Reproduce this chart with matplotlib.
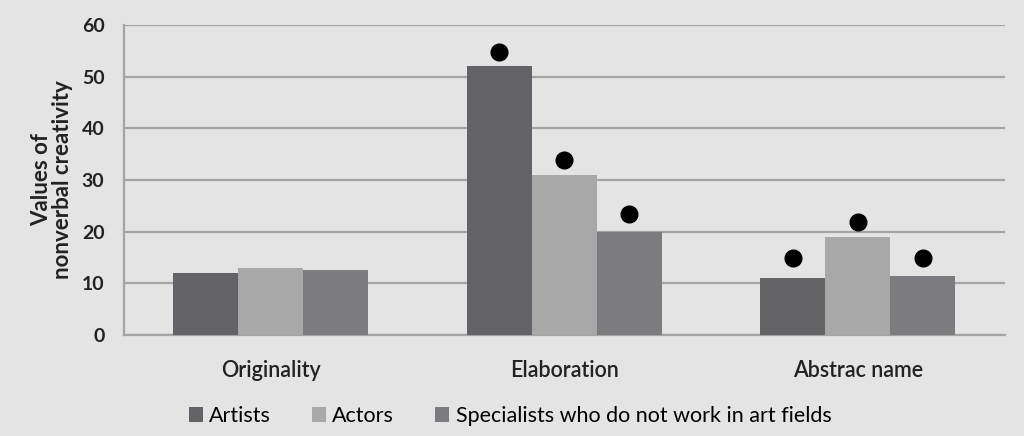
import matplotlib.pyplot as plt
import numpy as np

categories = ["Originality", "Elaboration", "Abstrac name"]
series = ["Artists", "Actors", "Specialists who do not work in art fields"]
artists = [12.0, 52.0, 11.0]
actors = [13.0, 31.0, 19.0]
specialists = [12.5, 20.0, 11.4]
# black dots above bars (none for Originality)
dots_artists = [np.nan, 54.8, 14.9]
dots_actors = [np.nan, 33.8, 21.9]
dots_specialists = [np.nan, 23.4, 14.9]

colors = ["#636367", "#a8a8a8", "#7c7c80"]
bg = "#e4e4e4"

plt.rcParams["font.family"] = ["Lato", "DejaVu Sans"]

fig = plt.figure(figsize=(10.24, 4.36), dpi=100, facecolor=bg)
ax = fig.add_axes([0.121, 0.232, 0.860, 0.711])
ax.set_facecolor(bg)

x = np.arange(len(categories))
w = 0.221
values = [artists, actors, specialists]
dots = [dots_artists, dots_actors, dots_specialists]
for i, (vals, dv, name, c) in enumerate(zip(values, dots, series, colors)):
    off = (i - 1) * w
    ax.bar(x + off, vals, width=w, color=c, label=name, zorder=3)
    ax.plot(x + off, dv, "o", color="black", markersize=12, zorder=4)

ax.set_xlim(-0.5, 2.5)
ax.set_ylim(0, 60)
ax.set_yticks(range(0, 61, 10))
ax.set_xticks(x)
ax.set_xticklabels(categories, fontsize=15.5, fontweight="semibold", color="#222222")
ax.tick_params(axis="y", labelsize=14, length=0, pad=14, labelcolor="#222222")
ax.tick_params(axis="x", length=0, pad=18)
for lbl in ax.get_yticklabels():
    lbl.set_fontweight("bold")

ax.grid(axis="y", color="#a4a4a4", linewidth=1.6, zorder=0)
for s in ["top", "right"]:
    ax.spines[s].set_visible(False)
ax.spines["left"].set_color("#a4a4a4")
ax.spines["bottom"].set_color("#a4a4a4")
ax.spines["left"].set_linewidth(1.6)
ax.spines["bottom"].set_linewidth(1.6)

ax.set_ylabel("Values of\nnonverbal creativity", fontsize=16, fontweight="bold",
              color="#222222", labelpad=6, linespacing=1.0)

fig.legend(loc="lower center", bbox_to_anchor=(0.498, -0.022), ncol=3, frameon=False,
           fontsize=15.5, handlelength=0.65, handleheight=0.65, handletextpad=0.3,
           columnspacing=1.9)

fig.savefig("out.png", dpi=100, facecolor=bg)
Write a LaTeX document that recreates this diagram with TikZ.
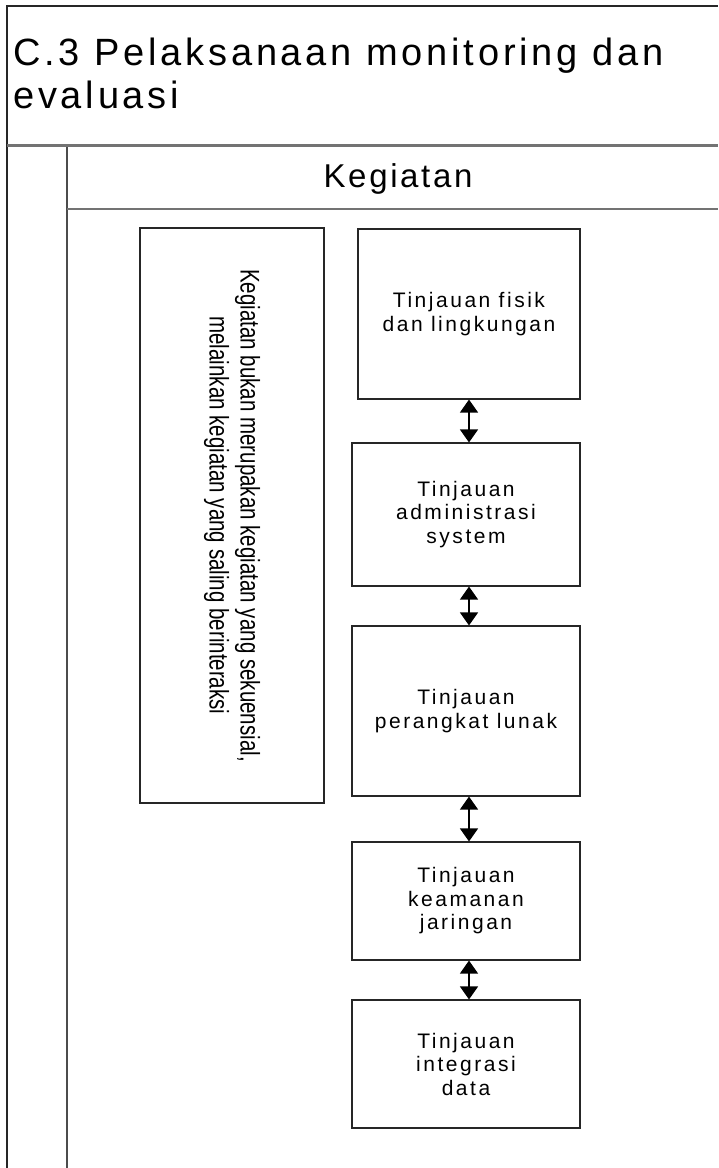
\documentclass[tikz,border=0pt]{standalone}
\usepackage{fontspec}
\setmainfont{Liberation Sans}
\newfontfamily\titlefont[LetterSpace=10]{Liberation Sans}
\newfontfamily\headfont[LetterSpace=8]{Liberation Sans}
\newfontfamily\boxfont[LetterSpace=12]{Liberation Sans}
\newfontfamily\notefont[FakeStretch=0.76]{Liberation Sans}
\usetikzlibrary{arrows.meta}

\tikzset{
  frameline/.style={draw=black!85, line width=1.3pt},
  laneline/.style={draw=black!70, line width=2pt},
  divider/.style={draw=black!55, line width=3pt},
  headline/.style={draw=black!55, line width=2pt},
  taskbox/.style={draw=black!85, line width=1.1pt, fill=white, inner sep=0pt,
    align=center, font=\boxfont\fontsize{21}{23.5}\selectfont},
  notebox/.style={draw=black!85, line width=1.1pt, inner sep=0pt, rotate=-90,
    align=center, font=\notefont\fontsize{27}{31}\selectfont},
  link/.style={line width=1.2pt,
    {Triangle[width=18pt,length=13pt]}-{Triangle[width=18pt,length=13pt]}},
}

\begin{document}
\begin{tikzpicture}[x=1pt, y=-1pt]
  \useasboundingbox (0,0) rectangle (718,1168);

  % pool frame and lanes
  \coordinate (frameTL) at (7,6);
  \draw[frameline] (7,1168) -- (frameTL) -- (718,6);
  \draw[divider] (7,145.5) -- (718,145.5);
  \draw[laneline] (67,147) -- (67,1168);
  \draw[headline] (67,209) -- (718,209);

  % titles (base anchor sits on the last line of a multi-line node)
  \node[anchor=base west, inner sep=0pt, align=left,
        font=\titlefont\fontsize{38}{43}\selectfont] (title) at (13,108)
        {C.3 Pelaksanaan monitoring dan\\evaluasi};
  \node[anchor=base, inner sep=0pt, font=\headfont\fontsize{33}{38}\selectfont]
        (lane) at (398,187) {Kegiatan};

  % note on the left
  \node[notebox, minimum width=575pt, minimum height=184pt] (note) at (232,515.5)
        {Kegiatan bukan merupakan kegiatan yang sekuensial,\\
         melainkan kegiatan yang saling berinteraksi};

  % review activities
  \node[taskbox, minimum width=222pt, minimum height=170pt] (b1) at (469,314)
        {Tinjauan fisik\\dan lingkungan};
  \node[taskbox, minimum width=228pt, minimum height=143pt] (b2) at (466,514.5)
        {Tinjauan\\administrasi\\system};
  \node[taskbox, minimum width=228pt, minimum height=170pt] (b3) at (466,711)
        {Tinjauan\\perangkat lunak};
  \node[taskbox, minimum width=228pt, minimum height=118pt] (b4) at (466,901)
        {Tinjauan\\keamanan\\jaringan};
  \node[taskbox, minimum width=228pt, minimum height=128pt] (b5) at (466,1064)
        {Tinjauan\\integrasi\\data};

  % two-way links between the activities
  \draw[link] (b1.south) -- (b1.south |- b2.north);
  \draw[link] (b1.south |- b2.south) -- (b1.south |- b3.north);
  \draw[link] (b1.south |- b3.south) -- (b1.south |- b4.north);
  \draw[link] (b1.south |- b4.south) -- (b1.south |- b5.north);
\end{tikzpicture}
\end{document}
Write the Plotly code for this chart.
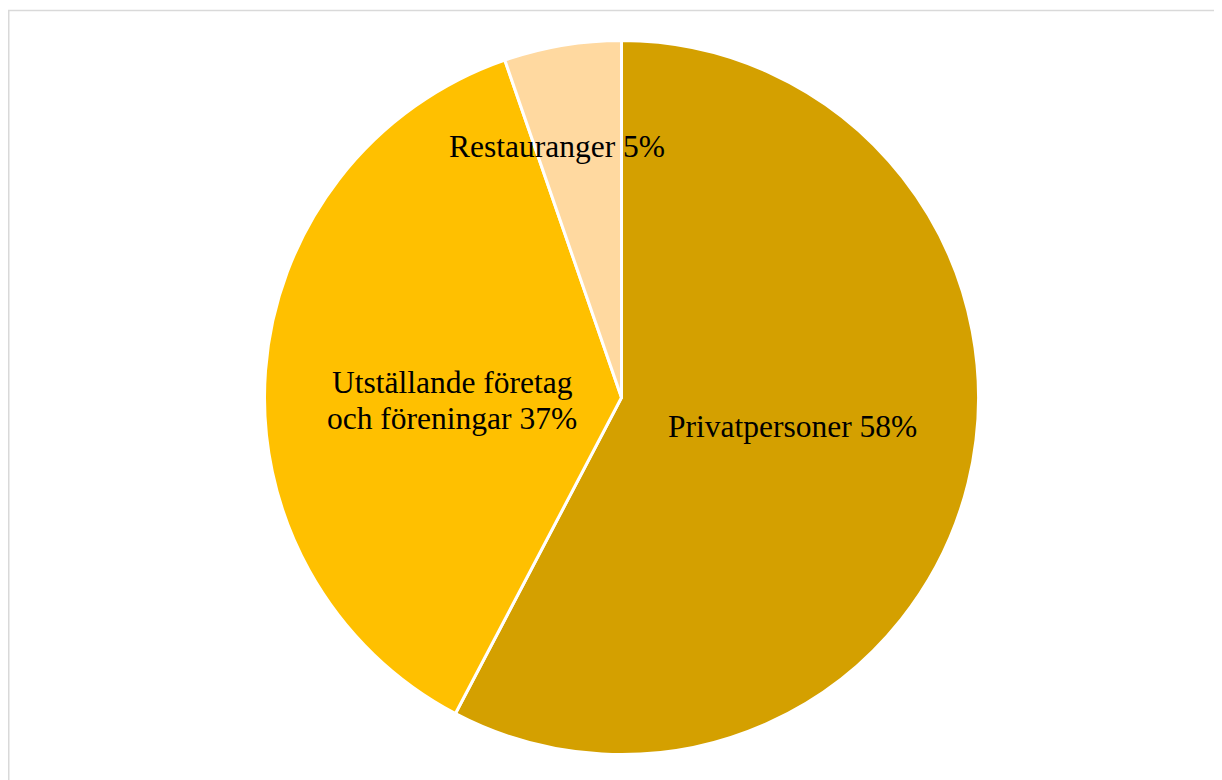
import plotly.graph_objects as go

# Data
categories = ["Privatpersoner", "Utställande företag<br>och föreningar", "Restauranger"]
values = [57.7, 37.0, 5.3]
colors = ["#D4A000", "#FFC000", "#FFD9A0"]

W, H = 1222, 780
OFF = 8  # page body margin offset
cx, cy, r = 621.5 - OFF, 397.5 - OFF, 357

fig = go.Figure()
fig.add_trace(go.Pie(
    labels=categories,
    values=values,
    sort=False,
    direction="clockwise",
    rotation=0,
    marker=dict(colors=colors, line=dict(color="white", width=3)),
    textinfo="none",
    hoverinfo="label+percent",
    showlegend=False,
    domain=dict(x=[(cx - r) / W, (cx + r) / W], y=[1 - (cy + r) / H, 1 - (cy - r) / H]),
))

# label positions: center x, first-line center y (pixels in reference)
label_pos = [(792, 426), (452, 382), (557, 146)]
LINE_GAP = 36
FS = 31.5
for cat, val, (px, py) in zip(categories, values, label_pos):
    lines = f"{cat} {round(val)}%".split("<br>")
    for i, line in enumerate(lines):
        fig.add_annotation(
            x=(px - OFF) / W, y=1 - (py - OFF + i * LINE_GAP) / H,
            xref="paper", yref="paper",
            text=line, showarrow=False,
            font=dict(family="Liberation Serif", size=FS, color="black"),
            xanchor="center", yanchor="middle", align="center",
        )

# outer frame
fig.add_shape(type="rect", xref="paper", yref="paper",
              x0=(8 - OFF + 0.75) / W, x1=1.02, y0=-0.02, y1=1 - (10.5 - OFF) / H,
              line=dict(color="#D9D9D9", width=1.5), fillcolor="rgba(0,0,0,0)")

fig.update_layout(
    width=W, height=H,
    margin=dict(l=0, r=0, t=0, b=0),
    paper_bgcolor="white", plot_bgcolor="white",
)
fig.write_html("out.html")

++++++++++++++++++++

* **Goal**
Can the entries above be repeated exactly, without their pictures?

* **The solution**
Reproduce this chart with matplotlib.
import matplotlib.pyplot as plt
import numpy as np

categories = ["Originality", "Elaboration", "Abstrac name"]
series = ["Artists", "Actors", "Specialists who do not work in art fields"]
artists = [12.0, 52.0, 11.0]
actors = [13.0, 31.0, 19.0]
specialists = [12.5, 20.0, 11.4]
# black dots above bars (none for Originality)
dots_artists = [np.nan, 54.8, 14.9]
dots_actors = [np.nan, 33.8, 21.9]
dots_specialists = [np.nan, 23.4, 14.9]

colors = ["#636367", "#a8a8a8", "#7c7c80"]
bg = "#e4e4e4"

plt.rcParams["font.family"] = ["Lato", "DejaVu Sans"]

fig = plt.figure(figsize=(10.24, 4.36), dpi=100, facecolor=bg)
ax = fig.add_axes([0.121, 0.232, 0.860, 0.711])
ax.set_facecolor(bg)

x = np.arange(len(categories))
w = 0.221
values = [artists, actors, specialists]
dots = [dots_artists, dots_actors, dots_specialists]
for i, (vals, dv, name, c) in enumerate(zip(values, dots, series, colors)):
    off = (i - 1) * w
    ax.bar(x + off, vals, width=w, color=c, label=name, zorder=3)
    ax.plot(x + off, dv, "o", color="black", markersize=12, zorder=4)

ax.set_xlim(-0.5, 2.5)
ax.set_ylim(0, 60)
ax.set_yticks(range(0, 61, 10))
ax.set_xticks(x)
ax.set_xticklabels(categories, fontsize=15.5, fontweight="semibold", color="#222222")
ax.tick_params(axis="y", labelsize=14, length=0, pad=14, labelcolor="#222222")
ax.tick_params(axis="x", length=0, pad=18)
for lbl in ax.get_yticklabels():
    lbl.set_fontweight("bold")

ax.grid(axis="y", color="#a4a4a4", linewidth=1.6, zorder=0)
for s in ["top", "right"]:
    ax.spines[s].set_visible(False)
ax.spines["left"].set_color("#a4a4a4")
ax.spines["bottom"].set_color("#a4a4a4")
ax.spines["left"].set_linewidth(1.6)
ax.spines["bottom"].set_linewidth(1.6)

ax.set_ylabel("Values of\nnonverbal creativity", fontsize=16, fontweight="bold",
              color="#222222", labelpad=6, linespacing=1.0)

fig.legend(loc="lower center", bbox_to_anchor=(0.498, -0.022), ncol=3, frameon=False,
           fontsize=15.5, handlelength=0.65, handleheight=0.65, handletextpad=0.3,
           columnspacing=1.9)

fig.savefig("out.png", dpi=100, facecolor=bg)
Write a LaTeX document that recreates this diagram with TikZ.
\documentclass[tikz,border=0pt]{standalone}
\usepackage{fontspec}
\setmainfont{Liberation Sans}
\newfontfamily\titlefont[LetterSpace=10]{Liberation Sans}
\newfontfamily\headfont[LetterSpace=8]{Liberation Sans}
\newfontfamily\boxfont[LetterSpace=12]{Liberation Sans}
\newfontfamily\notefont[FakeStretch=0.76]{Liberation Sans}
\usetikzlibrary{arrows.meta}

\tikzset{
  frameline/.style={draw=black!85, line width=1.3pt},
  laneline/.style={draw=black!70, line width=2pt},
  divider/.style={draw=black!55, line width=3pt},
  headline/.style={draw=black!55, line width=2pt},
  taskbox/.style={draw=black!85, line width=1.1pt, fill=white, inner sep=0pt,
    align=center, font=\boxfont\fontsize{21}{23.5}\selectfont},
  notebox/.style={draw=black!85, line width=1.1pt, inner sep=0pt, rotate=-90,
    align=center, font=\notefont\fontsize{27}{31}\selectfont},
  link/.style={line width=1.2pt,
    {Triangle[width=18pt,length=13pt]}-{Triangle[width=18pt,length=13pt]}},
}

\begin{document}
\begin{tikzpicture}[x=1pt, y=-1pt]
  \useasboundingbox (0,0) rectangle (718,1168);

  % pool frame and lanes
  \coordinate (frameTL) at (7,6);
  \draw[frameline] (7,1168) -- (frameTL) -- (718,6);
  \draw[divider] (7,145.5) -- (718,145.5);
  \draw[laneline] (67,147) -- (67,1168);
  \draw[headline] (67,209) -- (718,209);

  % titles (base anchor sits on the last line of a multi-line node)
  \node[anchor=base west, inner sep=0pt, align=left,
        font=\titlefont\fontsize{38}{43}\selectfont] (title) at (13,108)
        {C.3 Pelaksanaan monitoring dan\\evaluasi};
  \node[anchor=base, inner sep=0pt, font=\headfont\fontsize{33}{38}\selectfont]
        (lane) at (398,187) {Kegiatan};

  % note on the left
  \node[notebox, minimum width=575pt, minimum height=184pt] (note) at (232,515.5)
        {Kegiatan bukan merupakan kegiatan yang sekuensial,\\
         melainkan kegiatan yang saling berinteraksi};

  % review activities
  \node[taskbox, minimum width=222pt, minimum height=170pt] (b1) at (469,314)
        {Tinjauan fisik\\dan lingkungan};
  \node[taskbox, minimum width=228pt, minimum height=143pt] (b2) at (466,514.5)
        {Tinjauan\\administrasi\\system};
  \node[taskbox, minimum width=228pt, minimum height=170pt] (b3) at (466,711)
        {Tinjauan\\perangkat lunak};
  \node[taskbox, minimum width=228pt, minimum height=118pt] (b4) at (466,901)
        {Tinjauan\\keamanan\\jaringan};
  \node[taskbox, minimum width=228pt, minimum height=128pt] (b5) at (466,1064)
        {Tinjauan\\integrasi\\data};

  % two-way links between the activities
  \draw[link] (b1.south) -- (b1.south |- b2.north);
  \draw[link] (b1.south |- b2.south) -- (b1.south |- b3.north);
  \draw[link] (b1.south |- b3.south) -- (b1.south |- b4.north);
  \draw[link] (b1.south |- b4.south) -- (b1.south |- b5.north);
\end{tikzpicture}
\end{document}
Write the Plotly code for this chart.
import plotly.graph_objects as go

# Data
categories = ["Privatpersoner", "Utställande företag<br>och föreningar", "Restauranger"]
values = [57.7, 37.0, 5.3]
colors = ["#D4A000", "#FFC000", "#FFD9A0"]

W, H = 1222, 780
OFF = 8  # page body margin offset
cx, cy, r = 621.5 - OFF, 397.5 - OFF, 357

fig = go.Figure()
fig.add_trace(go.Pie(
    labels=categories,
    values=values,
    sort=False,
    direction="clockwise",
    rotation=0,
    marker=dict(colors=colors, line=dict(color="white", width=3)),
    textinfo="none",
    hoverinfo="label+percent",
    showlegend=False,
    domain=dict(x=[(cx - r) / W, (cx + r) / W], y=[1 - (cy + r) / H, 1 - (cy - r) / H]),
))

# label positions: center x, first-line center y (pixels in reference)
label_pos = [(792, 426), (452, 382), (557, 146)]
LINE_GAP = 36
FS = 31.5
for cat, val, (px, py) in zip(categories, values, label_pos):
    lines = f"{cat} {round(val)}%".split("<br>")
    for i, line in enumerate(lines):
        fig.add_annotation(
            x=(px - OFF) / W, y=1 - (py - OFF + i * LINE_GAP) / H,
            xref="paper", yref="paper",
            text=line, showarrow=False,
            font=dict(family="Liberation Serif", size=FS, color="black"),
            xanchor="center", yanchor="middle", align="center",
        )

# outer frame
fig.add_shape(type="rect", xref="paper", yref="paper",
              x0=(8 - OFF + 0.75) / W, x1=1.02, y0=-0.02, y1=1 - (10.5 - OFF) / H,
              line=dict(color="#D9D9D9", width=1.5), fillcolor="rgba(0,0,0,0)")

fig.update_layout(
    width=W, height=H,
    margin=dict(l=0, r=0, t=0, b=0),
    paper_bgcolor="white", plot_bgcolor="white",
)
fig.write_html("out.html")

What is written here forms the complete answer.